Tamino: I wish I had more of them! Today's bike ride was really cool, maybe I will make it one of my rituals. I do like to warm up my voice for at least half an hour if possible. Scales and some improvisation before running a marathon.
OTW: Let's talk about the deluxe version of your album, Amir. What sparked the decision to include the live recordings with the ones that were produced out?
Tamino: We did some live sessions with Nagham Zikrayat, the orchestra that recorded on the record. They play exactly like an Arabic orchestra from the 1950s, or before that even. They are very good at creating the same sound as back then, which I really love. They're very nice and amazing musicians, so we recorded live with them in one room and we took some videos of that as well, which will be released soon. Then there are some demos and B sides on the deluxe as well.
OTW: When you work with the orchestra, what is your role? Are you acting as director, arranger, and conductor or are you letting them do their thing?
Tamino: I wrote all of the melodies for the parts, but I don't know how to arrange for an orchestra. So I had an arranger come in and write down which instruments should play what, and he also conducted it. I was at the recording desk, listening, and would tell them if I wanted it a bit more dramatic or held back. The cool thing about Arabic musicians is that they will always do their own thing with it. They will play what's written on the paper but add their own improvisational ornaments. We had one song played by two different orchestras actually, one Arabic and one Western. I would compare the versions and the difference was huge, totally different vibe, though they were given the same arrangements.
OTW: Did you have a preference between the orchestras?
Tamino: Definitely the Arabic. Not for every song though. For "Persephone," I wanted a more straight dance on that one, so I went with the Western ensemble.
OTW: The last year has been very big for you, with the release of your debut album Amir being so successful. You also recently opened for Lana Del Rey! How was that?

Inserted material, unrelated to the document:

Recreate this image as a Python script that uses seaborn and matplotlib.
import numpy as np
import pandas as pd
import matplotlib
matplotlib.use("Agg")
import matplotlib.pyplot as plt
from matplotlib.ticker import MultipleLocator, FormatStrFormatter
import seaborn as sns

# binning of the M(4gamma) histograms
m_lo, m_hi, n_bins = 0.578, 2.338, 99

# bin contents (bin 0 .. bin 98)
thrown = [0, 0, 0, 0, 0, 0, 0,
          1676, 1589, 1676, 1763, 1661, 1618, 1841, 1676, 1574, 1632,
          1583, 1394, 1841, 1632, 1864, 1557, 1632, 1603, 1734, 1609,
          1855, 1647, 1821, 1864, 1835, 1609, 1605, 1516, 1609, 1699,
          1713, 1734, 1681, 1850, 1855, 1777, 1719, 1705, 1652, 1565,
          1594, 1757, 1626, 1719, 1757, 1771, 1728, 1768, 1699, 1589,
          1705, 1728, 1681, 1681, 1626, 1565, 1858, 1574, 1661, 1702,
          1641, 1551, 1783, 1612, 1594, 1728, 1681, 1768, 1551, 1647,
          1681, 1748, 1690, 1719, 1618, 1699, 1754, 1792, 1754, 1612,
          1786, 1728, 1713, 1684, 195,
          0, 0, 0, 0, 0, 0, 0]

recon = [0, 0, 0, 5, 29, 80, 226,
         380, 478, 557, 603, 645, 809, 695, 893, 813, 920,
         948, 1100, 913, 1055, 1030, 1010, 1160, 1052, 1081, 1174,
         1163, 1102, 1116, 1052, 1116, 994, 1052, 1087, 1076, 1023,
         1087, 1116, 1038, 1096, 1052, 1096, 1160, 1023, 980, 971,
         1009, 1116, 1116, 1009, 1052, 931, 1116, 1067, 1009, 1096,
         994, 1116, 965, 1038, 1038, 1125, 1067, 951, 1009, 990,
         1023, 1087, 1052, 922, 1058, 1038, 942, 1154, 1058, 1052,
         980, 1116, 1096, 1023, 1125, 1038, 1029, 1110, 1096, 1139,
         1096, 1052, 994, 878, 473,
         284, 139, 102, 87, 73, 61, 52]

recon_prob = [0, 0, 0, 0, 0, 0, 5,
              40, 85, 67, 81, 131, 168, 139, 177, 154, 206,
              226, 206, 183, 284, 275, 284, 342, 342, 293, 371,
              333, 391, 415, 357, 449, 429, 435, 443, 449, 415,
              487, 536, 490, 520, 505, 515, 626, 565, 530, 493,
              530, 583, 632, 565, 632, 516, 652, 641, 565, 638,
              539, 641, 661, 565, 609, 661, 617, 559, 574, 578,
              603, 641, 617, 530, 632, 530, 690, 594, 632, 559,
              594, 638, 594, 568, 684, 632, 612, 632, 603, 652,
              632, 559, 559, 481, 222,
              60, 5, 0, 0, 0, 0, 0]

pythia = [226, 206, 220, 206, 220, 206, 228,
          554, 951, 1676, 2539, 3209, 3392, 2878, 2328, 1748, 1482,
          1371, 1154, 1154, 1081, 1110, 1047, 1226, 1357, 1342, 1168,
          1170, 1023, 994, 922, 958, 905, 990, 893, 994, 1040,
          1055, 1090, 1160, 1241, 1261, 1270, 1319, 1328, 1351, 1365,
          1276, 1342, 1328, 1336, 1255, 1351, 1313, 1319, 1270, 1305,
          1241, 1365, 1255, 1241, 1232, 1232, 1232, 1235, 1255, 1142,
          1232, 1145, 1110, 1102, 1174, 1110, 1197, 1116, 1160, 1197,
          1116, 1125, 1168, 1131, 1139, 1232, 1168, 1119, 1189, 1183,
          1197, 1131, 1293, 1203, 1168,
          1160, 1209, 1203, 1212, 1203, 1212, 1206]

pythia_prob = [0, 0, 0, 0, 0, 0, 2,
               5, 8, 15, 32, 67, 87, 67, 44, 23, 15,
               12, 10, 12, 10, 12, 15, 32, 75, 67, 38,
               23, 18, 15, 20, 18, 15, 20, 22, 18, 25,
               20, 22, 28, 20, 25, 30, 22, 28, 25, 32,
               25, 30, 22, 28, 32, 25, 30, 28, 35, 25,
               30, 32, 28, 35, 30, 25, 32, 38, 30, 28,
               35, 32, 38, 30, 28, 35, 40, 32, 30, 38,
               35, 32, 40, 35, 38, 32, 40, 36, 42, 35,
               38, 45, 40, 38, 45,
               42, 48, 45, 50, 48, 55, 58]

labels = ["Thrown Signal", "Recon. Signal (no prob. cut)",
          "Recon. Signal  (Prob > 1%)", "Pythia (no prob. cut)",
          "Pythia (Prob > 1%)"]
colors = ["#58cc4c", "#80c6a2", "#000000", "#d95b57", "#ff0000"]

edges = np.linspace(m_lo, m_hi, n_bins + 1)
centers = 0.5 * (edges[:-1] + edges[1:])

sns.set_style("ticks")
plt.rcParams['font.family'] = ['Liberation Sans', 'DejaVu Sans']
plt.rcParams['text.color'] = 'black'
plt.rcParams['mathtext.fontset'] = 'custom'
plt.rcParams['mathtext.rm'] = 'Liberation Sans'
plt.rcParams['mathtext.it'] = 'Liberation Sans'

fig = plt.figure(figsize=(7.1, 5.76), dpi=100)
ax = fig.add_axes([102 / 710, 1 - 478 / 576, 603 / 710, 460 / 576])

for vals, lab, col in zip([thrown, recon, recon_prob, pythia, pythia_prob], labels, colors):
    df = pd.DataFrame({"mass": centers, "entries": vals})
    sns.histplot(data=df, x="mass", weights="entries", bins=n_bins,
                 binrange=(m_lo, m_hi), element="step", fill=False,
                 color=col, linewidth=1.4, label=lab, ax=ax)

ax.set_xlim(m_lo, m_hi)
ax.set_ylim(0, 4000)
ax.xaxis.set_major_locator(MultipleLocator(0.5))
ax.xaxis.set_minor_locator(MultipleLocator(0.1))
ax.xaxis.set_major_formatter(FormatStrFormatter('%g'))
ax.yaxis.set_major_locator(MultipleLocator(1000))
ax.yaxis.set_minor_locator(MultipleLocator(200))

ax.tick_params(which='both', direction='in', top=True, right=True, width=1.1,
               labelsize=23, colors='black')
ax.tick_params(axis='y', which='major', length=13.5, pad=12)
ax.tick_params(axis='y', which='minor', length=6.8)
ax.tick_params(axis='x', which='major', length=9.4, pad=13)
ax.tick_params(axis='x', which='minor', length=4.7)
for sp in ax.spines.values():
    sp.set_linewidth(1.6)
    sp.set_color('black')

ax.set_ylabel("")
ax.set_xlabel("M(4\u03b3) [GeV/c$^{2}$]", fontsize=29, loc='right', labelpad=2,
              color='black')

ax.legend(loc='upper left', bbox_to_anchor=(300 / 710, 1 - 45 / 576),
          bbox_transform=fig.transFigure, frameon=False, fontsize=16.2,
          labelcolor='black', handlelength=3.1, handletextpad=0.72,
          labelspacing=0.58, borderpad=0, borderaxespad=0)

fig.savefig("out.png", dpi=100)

Tamino: I supported her in Dublin, and it was a lovely experience. She is really, really cool and very kind. It was a total honor and I felt like the people in Dublin really embraced me. It's always scary to do a support show because you never know if people will pay attention to you, but they were so nice and it was a great experience.
OTW: Can we expect any collabs between the two of you or is that just wishful thinking?

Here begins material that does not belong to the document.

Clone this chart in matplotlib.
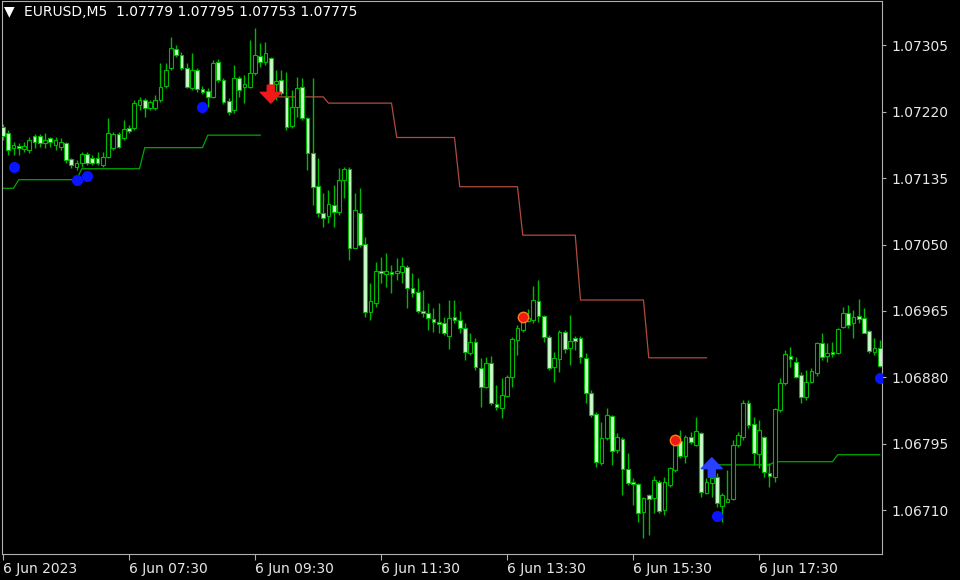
import numpy as np
import matplotlib
matplotlib.use('Agg')
import matplotlib.pyplot as plt

# EURUSD M5, 6 Jun 2023 05:30 .. 19:25, one entry per bar
opens = [1.07200, 1.07193, 1.07174, 1.07176, 1.07172, 1.07171, 1.07189, 1.07189, 1.07180, 1.07187,
         1.07178, 1.07175, 1.07180, 1.07159, 1.07149, 1.07154, 1.07166, 1.07161, 1.07161, 1.07152,
         1.07162, 1.07174, 1.07191, 1.07187, 1.07199, 1.07199, 1.07229, 1.07235, 1.07225, 1.07225,
         1.07235, 1.07253, 1.07276, 1.07300, 1.07293, 1.07276, 1.07250, 1.07273, 1.07249, 1.07247,
         1.07239, 1.07284, 1.07261, 1.07234, 1.07222, 1.07263, 1.07252, 1.07252, 1.07270, 1.07291,
         1.07284, 1.07289, 1.07255, 1.07261, 1.07239, 1.07202, 1.07226, 1.07252, 1.07212, 1.07167,
         1.07125, 1.07090, 1.07087, 1.07101, 1.07092, 1.07133, 1.07147, 1.07046, 1.07090, 1.07051,
         1.06964, 1.06975, 1.07016, 1.07012, 1.07015, 1.07014, 1.07015, 1.07021, 1.06994, 1.06989,
         1.06965, 1.06962, 1.06955, 1.06951, 1.06950, 1.06933, 1.06957, 1.06953, 1.06943, 1.06911,
         1.06925, 1.06892, 1.06868, 1.06898, 1.06846, 1.06841, 1.06856, 1.06880, 1.06928, 1.06941,
         1.06952, 1.06953, 1.06978, 1.06959, 1.06932, 1.06893, 1.06903, 1.06938, 1.06918, 1.06930,
         1.06930, 1.06905, 1.06860, 1.06833, 1.06770, 1.06802, 1.06831, 1.06787, 1.06801, 1.06763,
         1.06746, 1.06743, 1.06708, 1.06729, 1.06726, 1.06746, 1.06710, 1.06742, 1.06761, 1.06799,
         1.06779, 1.06804, 1.06793, 1.06809, 1.06732, 1.06745, 1.06752, 1.06715, 1.06720, 1.06724,
         1.06793, 1.06804, 1.06847, 1.06820, 1.06782, 1.06804, 1.06758, 1.06752, 1.06838, 1.06873,
         1.06907, 1.06900, 1.06883, 1.06855, 1.06874, 1.06886, 1.06924, 1.06907, 1.06912, 1.06911,
         1.06944, 1.06962, 1.06950, 1.06959, 1.06956, 1.06939, 1.06912, 1.06918]
highs = [1.07204, 1.07197, 1.07181, 1.07180, 1.07181, 1.07188, 1.07191, 1.07191, 1.07193, 1.07188,
         1.07188, 1.07187, 1.07181, 1.07161, 1.07158, 1.07168, 1.07168, 1.07165, 1.07168, 1.07168,
         1.07212, 1.07194, 1.07194, 1.07209, 1.07203, 1.07235, 1.07239, 1.07238, 1.07235, 1.07241,
         1.07282, 1.07282, 1.07316, 1.07305, 1.07296, 1.07282, 1.07295, 1.07276, 1.07253, 1.07250,
         1.07286, 1.07287, 1.07263, 1.07238, 1.07280, 1.07266, 1.07267, 1.07312, 1.07327, 1.07308,
         1.07309, 1.07290, 1.07273, 1.07273, 1.07271, 1.07248, 1.07264, 1.07263, 1.07213, 1.07263,
         1.07161, 1.07116, 1.07120, 1.07126, 1.07148, 1.07149, 1.07149, 1.07116, 1.07122, 1.07060,
         1.07001, 1.07028, 1.07034, 1.07039, 1.07024, 1.07033, 1.07034, 1.07024, 1.07014, 1.07007,
         1.06992, 1.06975, 1.06969, 1.06975, 1.06957, 1.06979, 1.06979, 1.06965, 1.06950, 1.06937,
         1.06930, 1.06905, 1.06906, 1.06907, 1.06870, 1.06879, 1.06883, 1.06932, 1.06947, 1.06960,
         1.06967, 1.06997, 1.07005, 1.06960, 1.06934, 1.06912, 1.06941, 1.06941, 1.06960, 1.06933,
         1.06933, 1.06911, 1.06864, 1.06836, 1.06823, 1.06841, 1.06832, 1.06809, 1.06804, 1.06783,
         1.06751, 1.06745, 1.06727, 1.06731, 1.06754, 1.06749, 1.06752, 1.06765, 1.06804, 1.06813,
         1.06806, 1.06810, 1.06829, 1.06810, 1.06751, 1.06761, 1.06758, 1.06732, 1.06761, 1.06800,
         1.06810, 1.06851, 1.06851, 1.06829, 1.06825, 1.06805, 1.06770, 1.06841, 1.06879, 1.06915,
         1.06919, 1.06906, 1.06887, 1.06889, 1.06892, 1.06925, 1.06937, 1.06924, 1.06925, 1.06943,
         1.06970, 1.06973, 1.06966, 1.06980, 1.06969, 1.06941, 1.06930, 1.06928]
lows = [1.07184, 1.07165, 1.07165, 1.07165, 1.07168, 1.07167, 1.07174, 1.07175, 1.07174, 1.07175,
        1.07171, 1.07171, 1.07154, 1.07148, 1.07145, 1.07149, 1.07152, 1.07152, 1.07152, 1.07149,
        1.07161, 1.07171, 1.07174, 1.07184, 1.07193, 1.07197, 1.07222, 1.07213, 1.07222, 1.07222,
        1.07232, 1.07250, 1.07273, 1.07290, 1.07273, 1.07250, 1.07248, 1.07245, 1.07243, 1.07226,
        1.07238, 1.07258, 1.07230, 1.07216, 1.07218, 1.07239, 1.07231, 1.07250, 1.07267, 1.07277,
        1.07280, 1.07252, 1.07235, 1.07241, 1.07197, 1.07199, 1.07213, 1.07209, 1.07145, 1.07101,
        1.07085, 1.07072, 1.07078, 1.07072, 1.07088, 1.07110, 1.07030, 1.07046, 1.07047, 1.06957,
        1.06953, 1.06970, 1.07001, 1.06996, 1.06988, 1.07005, 1.07001, 1.06969, 1.06983, 1.06962,
        1.06957, 1.06941, 1.06938, 1.06937, 1.06934, 1.06916, 1.06950, 1.06937, 1.06902, 1.06909,
        1.06889, 1.06842, 1.06866, 1.06845, 1.06838, 1.06828, 1.06855, 1.06868, 1.06909, 1.06938,
        1.06951, 1.06950, 1.06951, 1.06925, 1.06889, 1.06874, 1.06887, 1.06911, 1.06896, 1.06915,
        1.06898, 1.06847, 1.06829, 1.06765, 1.06768, 1.06800, 1.06768, 1.06783, 1.06729, 1.06742,
        1.06717, 1.06695, 1.06674, 1.06678, 1.06706, 1.06706, 1.06704, 1.06740, 1.06759, 1.06777,
        1.06770, 1.06795, 1.06792, 1.06727, 1.06731, 1.06727, 1.06714, 1.06695, 1.06720, 1.06723,
        1.06791, 1.06800, 1.06815, 1.06768, 1.06764, 1.06752, 1.06740, 1.06746, 1.06836, 1.06870,
        1.06893, 1.06879, 1.06847, 1.06851, 1.06873, 1.06882, 1.06902, 1.06900, 1.06906, 1.06910,
        1.06943, 1.06943, 1.06930, 1.06950, 1.06937, 1.06911, 1.06909, 1.06893]
closes = [1.07189, 1.07171, 1.07178, 1.07174, 1.07176, 1.07184, 1.07181, 1.07180, 1.07184, 1.07181,
          1.07184, 1.07181, 1.07158, 1.07152, 1.07155, 1.07166, 1.07154, 1.07154, 1.07154, 1.07162,
          1.07193, 1.07192, 1.07175, 1.07198, 1.07195, 1.07231, 1.07235, 1.07225, 1.07232, 1.07235,
          1.07252, 1.07273, 1.07302, 1.07293, 1.07276, 1.07252, 1.07273, 1.07249, 1.07245, 1.07239,
          1.07282, 1.07261, 1.07232, 1.07220, 1.07263, 1.07248, 1.07255, 1.07270, 1.07293, 1.07284,
          1.07295, 1.07254, 1.07259, 1.07244, 1.07200, 1.07226, 1.07250, 1.07212, 1.07167, 1.07124,
          1.07090, 1.07084, 1.07102, 1.07092, 1.07133, 1.07147, 1.07046, 1.07094, 1.07049, 1.06964,
          1.06978, 1.07016, 1.07014, 1.07016, 1.07012, 1.07016, 1.07023, 1.06994, 1.06988, 1.06965,
          1.06962, 1.06956, 1.06951, 1.06948, 1.06937, 1.06956, 1.06953, 1.06943, 1.06912, 1.06925,
          1.06893, 1.06868, 1.06898, 1.06847, 1.06842, 1.06857, 1.06880, 1.06929, 1.06943, 1.06952,
          1.06956, 1.06979, 1.06959, 1.06932, 1.06892, 1.06905, 1.06938, 1.06916, 1.06927, 1.06927,
          1.06906, 1.06860, 1.06832, 1.06772, 1.06802, 1.06832, 1.06786, 1.06804, 1.06763, 1.06745,
          1.06743, 1.06706, 1.06726, 1.06724, 1.06749, 1.06709, 1.06746, 1.06764, 1.06800, 1.06779,
          1.06804, 1.06797, 1.06811, 1.06733, 1.06746, 1.06751, 1.06719, 1.06729, 1.06724, 1.06793,
          1.06806, 1.06847, 1.06819, 1.06783, 1.06813, 1.06759, 1.06754, 1.06839, 1.06873, 1.06910,
          1.06903, 1.06880, 1.06855, 1.06874, 1.06888, 1.06924, 1.06906, 1.06911, 1.06910, 1.06942,
          1.06962, 1.06947, 1.06957, 1.06955, 1.06937, 1.06914, 1.06918, 1.06895]

# indicator step lines: first bar of each step, level, last bar of the line
red_starts = [51, 62, 75, 87, 99, 110, 123]
red_levels = [1.07239, 1.07231, 1.07187, 1.07124, 1.07062, 1.06979, 1.06905]
red_end = 134
green1_starts = [-1, 3, 15, 27, 39]
green1_levels = [1.07122, 1.07133, 1.07147, 1.07174, 1.07190]
green1_end = 49
green2_starts = [136, 147, 159]
green2_levels = [1.06768, 1.06772, 1.06781]
green2_end = 167

# signal dots and arrows
blue_dot_bars = [2, 14, 16, 38, 136, 167]
blue_dot_prices = [1.07149, 1.07133, 1.07138, 1.07226, 1.06703, 1.06879]
red_dot_bars = [99, 128]
red_dot_prices = [1.06957, 1.06800]
sell_arrow = (51, 1.07254, 1.07231)   # bar, tail, tip
buy_arrow = (135, 1.06752, 1.06777)

price_ticks = [1.07305, 1.07220, 1.07135, 1.07050, 1.06965, 1.06880, 1.06795, 1.06710]
time_tick_bars = [0, 24, 48, 72, 96, 120, 144]
time_labels = ['6 Jun 2023', '6 Jun 07:30', '6 Jun 09:30', '6 Jun 11:30',
               '6 Jun 13:30', '6 Jun 15:30', '6 Jun 17:30']

title = 'EURUSD,M5  1.07779 1.07795 1.07753 1.07775'

GREEN = '#00b800'
BEAR_FILL = '#ccf8cc'
FRAME = '#b0b0b0'
TEXT = '#e8e8e8'


def steps(starts, levels, end):
    xs, ys = [], []
    for i, (s, v) in enumerate(zip(starts, levels)):
        e = starts[i + 1] if i + 1 < len(starts) else end + 1
        xs += list(range(s, e))
        ys += [v] * (e - s)
    return xs, ys


o = np.array(opens)
h = np.array(highs)
l = np.array(lows)
c = np.array(closes)
x = np.arange(len(o))
bull = c >= o

W, H = 960, 580
fig = plt.figure(figsize=(W / 100, H / 100), dpi=100, facecolor='black')
ax = fig.add_axes([1.5 / W, 1 - 554 / H, 880.5 / W, 553 / H], facecolor='black')

# wicks behind bodies
ax.vlines(x, l, h, color=GREEN, linewidth=1.0, zorder=2)

body_lo = np.minimum(o, c)
body_h = np.maximum(np.abs(c - o), 0.000004)
ax.bar(x[bull], body_h[bull], bottom=body_lo[bull], width=0.68,
       facecolor='black', edgecolor=GREEN, linewidth=0.8, zorder=3)
ax.bar(x[~bull], body_h[~bull], bottom=body_lo[~bull], width=0.68,
       facecolor=BEAR_FILL, edgecolor=GREEN, linewidth=0.8, zorder=3)

# step lines
rx, ry = steps(red_starts, red_levels, red_end)
ax.plot(rx, ry, color='#b04c3c', linewidth=0.9, zorder=1)
gx, gy = steps(green1_starts, green1_levels, green1_end)
ax.plot(gx, gy, color='#00a800', linewidth=0.9, zorder=1)
gx, gy = steps(green2_starts, green2_levels, green2_end)
ax.plot(gx, gy, color='#00a800', linewidth=0.9, zorder=1)

# dots
ax.plot(blue_dot_bars, blue_dot_prices, 'o', color='#0a14ff', markersize=8,
        markeredgewidth=0, zorder=5)
ax.plot(red_dot_bars, red_dot_prices, 'o', markerfacecolor='#f01a10',
        markeredgecolor='#ff7a20', markeredgewidth=1.0, markersize=7.5, zorder=5)

# arrows
for (b, tail, tip), col in [(sell_arrow, '#f01818'), (buy_arrow, '#2a40ff')]:
    ax.annotate('', xy=(b, tip), xytext=(b, tail), zorder=6,
                arrowprops=dict(arrowstyle='simple,head_length=0.65,head_width=1.25,tail_width=0.42',
                                color=col, mutation_scale=12, shrinkA=0, shrinkB=0))

ax.set_xlim(-0.286, 167.43)
ax.set_ylim(1.0665388, 1.0736172)

ax.yaxis.tick_right()
ax.set_yticks(price_ticks)
ax.set_yticklabels([f'{p:.5f}' for p in price_ticks])
ax.set_xticks(time_tick_bars)
ax.set_xticklabels(time_labels)
for lab in ax.get_xticklabels():
    lab.set_horizontalalignment('left')
ax.tick_params(axis='y', direction='out', length=3, width=0.8, color=FRAME,
               labelcolor=TEXT, labelsize=10, pad=4)
ax.tick_params(axis='x', direction='out', length=4, width=0.8, color=FRAME,
               labelcolor=TEXT, labelsize=10, pad=2)
for sp in ax.spines.values():
    sp.set_color(FRAME)
    sp.set_linewidth(0.8)

# header text
fig.text(4 / W, 1 - 11 / H, '\u25bc', color='white', fontsize=10, va='center', ha='left')
fig.text(24 / W, 1 - 12 / H, title, color='white', fontsize=10, va='center', ha='left')

fig.savefig('out.png', dpi=100, facecolor='black')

Tamino: I don't know about any of that, I'm totally not in a position of assuming such a thing. (laughs)
OTW: You're really far from home, what does your family think about the success that you've had?

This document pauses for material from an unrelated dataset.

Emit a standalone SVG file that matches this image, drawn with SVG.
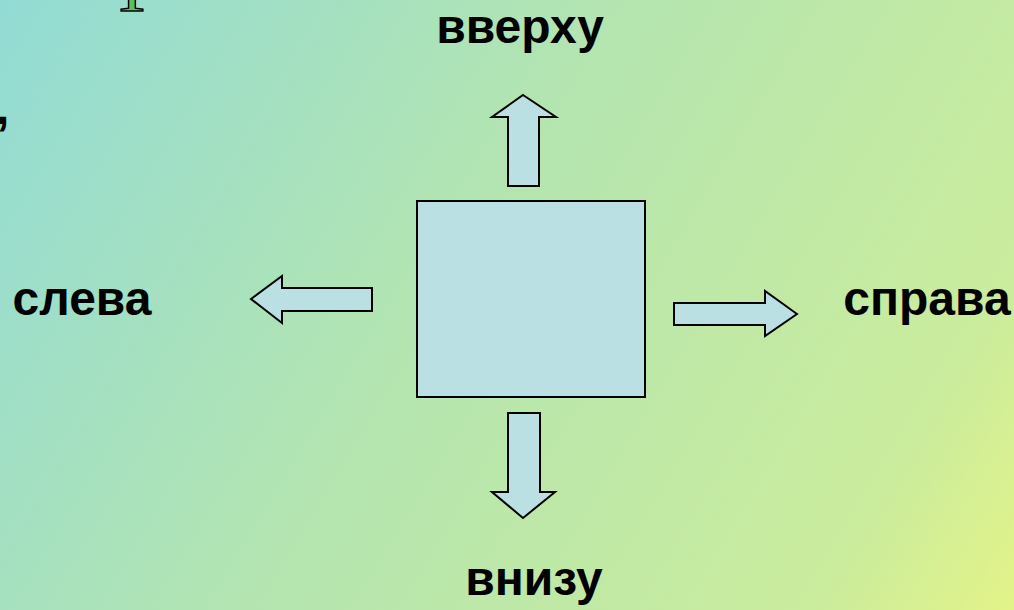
<svg xmlns="http://www.w3.org/2000/svg" width="1014" height="610" viewBox="0 0 1014 610">
<defs>
<linearGradient id="bg" x1="0" y1="0" x2="1014" y2="610" gradientUnits="userSpaceOnUse">
<stop offset="0" stop-color="#92dbd5"/>
<stop offset="0.45" stop-color="#b4e5b0"/>
<stop offset="0.85" stop-color="#caec9d"/>
<stop offset="1" stop-color="#e3f388"/>
</linearGradient>
</defs>
<style>
.shape{fill:#bae0e3;stroke:#000;stroke-width:2;stroke-linejoin:miter}
.lbl{font-family:"Liberation Sans",Arial,sans-serif;font-weight:bold;font-size:48px;fill:#000}
</style>
<rect x="0" y="0" width="1014" height="610" fill="url(#bg)"/>
<text x="132" y="11" text-anchor="middle" font-family="'Liberation Serif','Times New Roman',serif" font-size="72" fill="#5cbf5c" stroke="#000" stroke-width="1.5">Т</text>
<text x="-4" y="124" class="lbl" font-size="60">,</text>
<g id="center">
<rect class="shape" x="417" y="201" width="228" height="196"/>
</g>
<g id="connectors">
<polygon class="shape" points="523,95 556,117 539,117 539,186 508,186 508,117 492,117"/>
<polygon class="shape" points="251,299 282,276 282,288 372,288 372,311 282,311 282,323"/>
<polygon class="shape" points="797,314 765,291 765,303 674,303 674,325 765,325 765,336"/>
<polygon class="shape" points="523,518 555,492 540,492 540,413 508,413 508,492 492,492"/>
</g>
<g id="top"><text class="lbl" x="520" y="43" text-anchor="middle">вверху</text></g>
<g id="left"><text class="lbl" x="82" y="315" text-anchor="middle">слева</text></g>
<g id="right"><text class="lbl" x="927" y="315" text-anchor="middle">справа</text></g>
<g id="bottom"><text class="lbl" x="534" y="595" text-anchor="middle">внизу</text></g>
</svg>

Tamino: My father was a singer. His father was a big singer in the Arabic world. He understands, but my mom understands as well. They are very supportive. They just hope that I'm doing well and find it important that whatever takes me away from home has to be worth the sacrifice. When you're in this profession, there is a lot of sacrifice, so it has to be worth it, you know?
OTW: What do you hope to do with music in the coming year?
Tamino: I have no answer for that, I only know that I'm going to take some time off and write new stuff and then come back. It goes where it goes. It reaches whoever it reaches, and I hope it reaches many. The way my life has been organized for the last three years has been a lot of playing, and there wasn't much time to think about anything or write. So, I will probably fall into a black hole - into my time of rest, but then, afterward, I hope to come back with a new record and do some touring again - play bigger venues, reach more people, reach more places.
OTW: That will be a much-deserved hibernation. Finally, who are your Ones To Watch?
Tamino: That's really difficult. I mainly listen to older music, if I listen to anything. The ones I have in mind are already big! I guess good music finds people, so they don't need a shoutout from me.